To see that the product that we finally end up with,
$$\Pi= k^{1-s}\prod_{p\mid k}((\lambda(p)+1-\lambda(p) p^{-s})-\frac{1}{p^{1-s}}(\lambda(p)-(\lambda(p)-1)p^{-s})),$$
is equal to $\Sigma$, we can write
$$\Pi=k^{1-s} \prod_{p\mid k} (A_p + B_p),\qquad (**)$$
where
$$A_p=\lambda(p)+1-\lambda(p) p^{-s},\ \ \
B_p=-\frac{1}{p^{1-s}}(\lambda(p)-(\lambda(p)-1)p^{-s}).$$
Then, if we expand $(**)$ and sum together all terms which contain exactly $j$ factors of the form $B_p$, we recover $\Sigma_j$. For example, if we take $j=0$, we get $k^{1-s} \prod_{p\mid k} A_p$, which equals $\Sigma_0$. If we take
$j=1$, we get
$$k^{1-s} \sum_{p\mid k} B_p \prod_{p'\mid k, \ p'\ne p} A_{p'},$$
which equals $\Sigma_1$, and so on.

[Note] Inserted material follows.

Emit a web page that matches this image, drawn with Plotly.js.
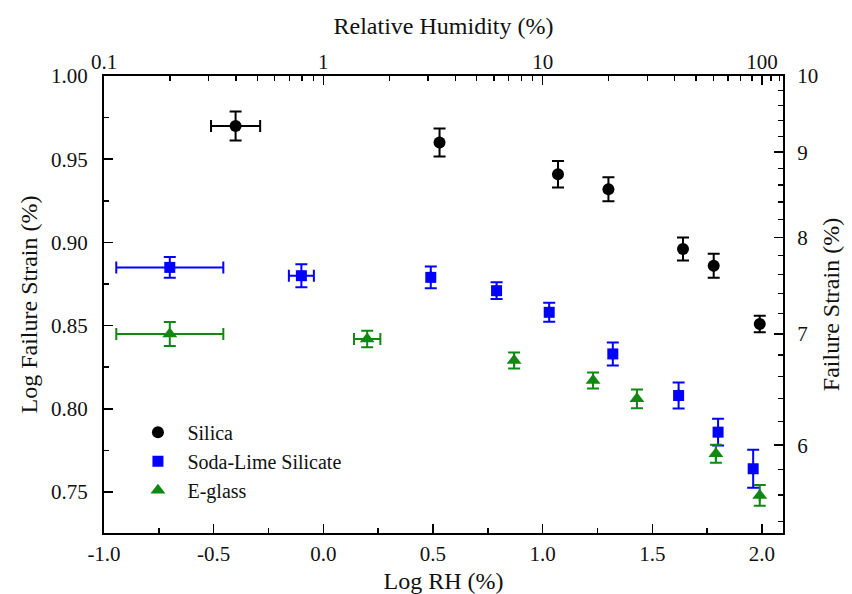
<!DOCTYPE html>
<html>
<head>
<meta charset="utf-8">
<script src="https://cdn.plot.ly/plotly-3.0.1.min.js"></script>
<style>html,body{margin:0;padding:0;background:#fff;}#chart{width:852px;height:594px;}</style>
</head>
<body>
<div id="chart"></div>
<script>
// Silica
const silicaX = [-0.40, 0.53, 1.07, 1.30, 1.64, 1.78, 1.99];
const silicaY = [0.970, 0.960, 0.941, 0.932, 0.896, 0.886, 0.851];
const silicaYErr = [0.0087, 0.0084, 0.0080, 0.0072, 0.0069, 0.0072, 0.0050];
const silicaXErr = [0.112, 0, 0, 0, 0, 0, 0];
// Soda-Lime Silicate
const sodaX = [-0.70, -0.10, 0.49, 0.79, 1.03, 1.32, 1.62, 1.80, 1.96];
const sodaY = [0.885, 0.880, 0.879, 0.871, 0.858, 0.833, 0.808, 0.786, 0.764];
const sodaYErr = [0.0063, 0.0069, 0.0066, 0.0050, 0.0057, 0.0069, 0.0078, 0.0080, 0.0114];
const sodaXErr = [0.244, 0.057, 0, 0, 0, 0, 0, 0, 0];
// E-glass
const eglassX = [-0.70, 0.20, 0.87, 1.23, 1.43, 1.79, 1.99];
const eglassY = [0.845, 0.842, 0.829, 0.817, 0.806, 0.773, 0.748];
const eglassYErr = [0.0072, 0.0050, 0.0048, 0.0048, 0.0057, 0.0054, 0.0063];
const eglassXErr = [0.244, 0.060, 0, 0, 0, 0, 0];

// Tick labels
const bottomTicks = [-1.0, -0.5, 0.0, 0.5, 1.0, 1.5, 2.0];
const bottomTickText = ['-1.0', '-0.5', '0.0', '0.5', '1.0', '1.5', '2.0'];
const bottomMinor = [-0.75, -0.25, 0.25, 0.75, 1.25, 1.75];
const leftTicks = [0.75, 0.80, 0.85, 0.90, 0.95, 1.00];
const leftTickText = ['0.75', '0.80', '0.85', '0.90', '0.95', '1.00'];
const leftMinor = [0.775, 0.825, 0.875, 0.925, 0.975];
const topTicks = [0.1, 1, 10, 100];
const topTickText = ['0.1', '1', '10', '100'];
const topMinor = [0.2,0.3,0.4,0.5,0.6,0.7,0.8,0.9,2,3,4,5,6,7,8,9,20,30,40,50,60,70,80,90,110,120];
const rightTicks = [6, 7, 8, 9, 10];
const rightTickText = ['6', '7', '8', '9', '10'];
const rightMinor = [5.4,5.6,5.8,6.2,6.4,6.6,6.8,7.2,7.4,7.6,7.8,8.2,8.4,8.6,8.8,9.2,9.4,9.6,9.8];

const FONT = '"Times New Roman", "Liberation Serif", Times, "DejaVu Serif", serif';
const BLACK = '#000000', BLUE = '#0000ff', GREEN = '#118811';

function series(name, x, y, ex, ey, color, symbol, size) {
  return {
    type: 'scatter', mode: 'markers', name: name, x: x, y: y,
    marker: {color: color, symbol: symbol, size: size, line: {width: 0}},
    error_y: {type: 'data', array: ey, visible: true, color: color, thickness: 2, width: 6},
    error_x: {type: 'data', array: ex, visible: true, color: color, thickness: 2, width: 6},
    xaxis: 'x', yaxis: 'y'
  };
}

const traces = [
  series('Silica', silicaX, silicaY, silicaXErr, silicaYErr, BLACK, 'circle', 12),
  series('Soda-Lime Silicate', sodaX, sodaY, sodaXErr, sodaYErr, BLUE, 'square', 11),
  series('E-glass', eglassX, eglassY, eglassXErr, eglassYErr, GREEN, 'triangle-up', 13),
  {type: 'scatter', x: [], y: [], xaxis: 'x2', yaxis: 'y2', showlegend: false, hoverinfo: 'skip'}
];

const yMin = 0.7254, yMax = 1.0, xMin = -1.0, xMax = 2.096;

const axisCommon = {
  showline: true, linecolor: '#000', linewidth: 2, mirror: false,
  ticks: 'inside', ticklen: 9, tickwidth: 1.5, tickcolor: '#000',
  showgrid: false, zeroline: false,
  tickfont: {family: FONT, size: 21, color: '#111'},
  tickmode: 'array'
};

const layout = {
  width: 852, height: 594,
  margin: {l: 104, r: 69, t: 76, b: 61, pad: 0},
  paper_bgcolor: '#ffffff', plot_bgcolor: '#ffffff',
  font: {family: FONT, color: '#111'},
  showlegend: true,
  legend: {
    x: 0.036, y: 0.263, xanchor: 'left', yanchor: 'top',
    font: {family: FONT, size: 20, color: '#111'},
    bgcolor: 'rgba(0,0,0,0)', borderwidth: 0, itemwidth: 49
  },
  xaxis: Object.assign({}, axisCommon, {
    range: [xMin, xMax], side: 'bottom', anchor: 'y',
    tickvals: bottomTicks, ticktext: bottomTickText, ticklabelstandoff: 1,
    minor: {tickmode: 'array', tickvals: bottomMinor, ticks: 'inside', ticklen: 5, tickwidth: 1.5, tickcolor: '#000'},
    title: {text: 'Log RH (%)', font: {family: FONT, size: 24, color: '#111'}, standoff: 7}
  }),
  yaxis: Object.assign({}, axisCommon, {
    range: [yMin, yMax], side: 'left', anchor: 'x',
    tickvals: leftTicks, ticktext: leftTickText, ticklabelstandoff: 10,
    minor: {tickmode: 'array', tickvals: leftMinor, ticks: 'inside', ticklen: 5, tickwidth: 1.5, tickcolor: '#000'},
    title: {text: 'Log Failure Strain (%)', font: {family: FONT, size: 24, color: '#111'}, standoff: 7}
  }),
  xaxis2: Object.assign({}, axisCommon, {
    type: 'log', range: [xMin, xMax], side: 'top', overlaying: 'x', anchor: 'y',
    tickvals: topTicks, ticktext: topTickText, ticklabelstandoff: -3,
    minor: {tickmode: 'array', tickvals: topMinor, ticks: 'inside', ticklen: 5, tickwidth: 1.5, tickcolor: '#000'},
    title: {text: 'Relative Humidity (%)', font: {family: FONT, size: 24, color: '#111'}, standoff: 8}
  }),
  yaxis2: Object.assign({}, axisCommon, {
    type: 'log', range: [yMin, yMax], side: 'right', overlaying: 'y', anchor: 'x',
    tickvals: rightTicks, ticktext: rightTickText, ticklabelstandoff: 8,
    minor: {tickmode: 'array', tickvals: rightMinor, ticks: 'inside', ticklen: 5, tickwidth: 1.5, tickcolor: '#000'},
    title: {text: 'Failure Strain (%)', font: {family: FONT, size: 24, color: '#111'}, standoff: 5}
  })
};

Plotly.newPlot('chart', traces, layout, {staticPlot: true, displayModeBar: false});
</script>
</body>
</html>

This shows that $\Sigma=\Pi$.
Another way to derive $\Pi$ is to go back to the sum we started with,
$$
\Xi:=\sum_{\delta \mid k} \delta^{1-s}\mu(\frac{k}{\delta})\prod_{p\mid \delta}(l_\delta(p)+1-l_\delta(p)p^{-s}).
$$
If we rewrite this in terms of $\delta':=k/\delta$, and write $\delta'=\prod_{p\mid k} p^{l_{\delta'}(p)}$, we get
$$
\Xi=\sum_{\delta'\mid k} (\frac{k}{\delta'})^{1-s} \mu(\delta')
\prod_{p\mid k} (\lambda(p)-l_{\delta'}(p)+1-(\lambda(p)-l_{\delta'}(p))p^{-s}).
$$
We can rewrite this as
$$
\Xi=k^{1-s} \prod_{p\mid k} (\lambda(p)+1-\lambda(p) p^{-s})
\sum_{\delta'\mid k} G(\delta'),\qquad (***)$$
where
$$G(\delta')=
\frac{1}{\delta'^{1-s}} \mu(\delta')
\prod_{p\mid \delta'}\frac{\lambda(p)-l_{\delta'}(p)+1-(\lambda(p)-l_{\delta'}(p))p^{-s}}{\lambda(p)+1-\lambda(p) p^{-s}}.
$$
But now $G(\delta')$ is multiplicative, $G(1)=1$, and $G(\delta')$ vanishes unless $\delta'$ is squarefree. Therefore
$$
\sum_{\delta'\mid k} G(\delta')=\prod_{p\mid k} (1 + G(p))
=\prod_{p\mid k} (1 - \frac{1}{p^{1-s}}
\frac{\lambda(p)-(\lambda(p)-1)p^{-s}}{\lambda(p)+1-\lambda(p) p^{-s}}).
$$
Plugging this into $(***)$ gives $\Xi=\Pi$.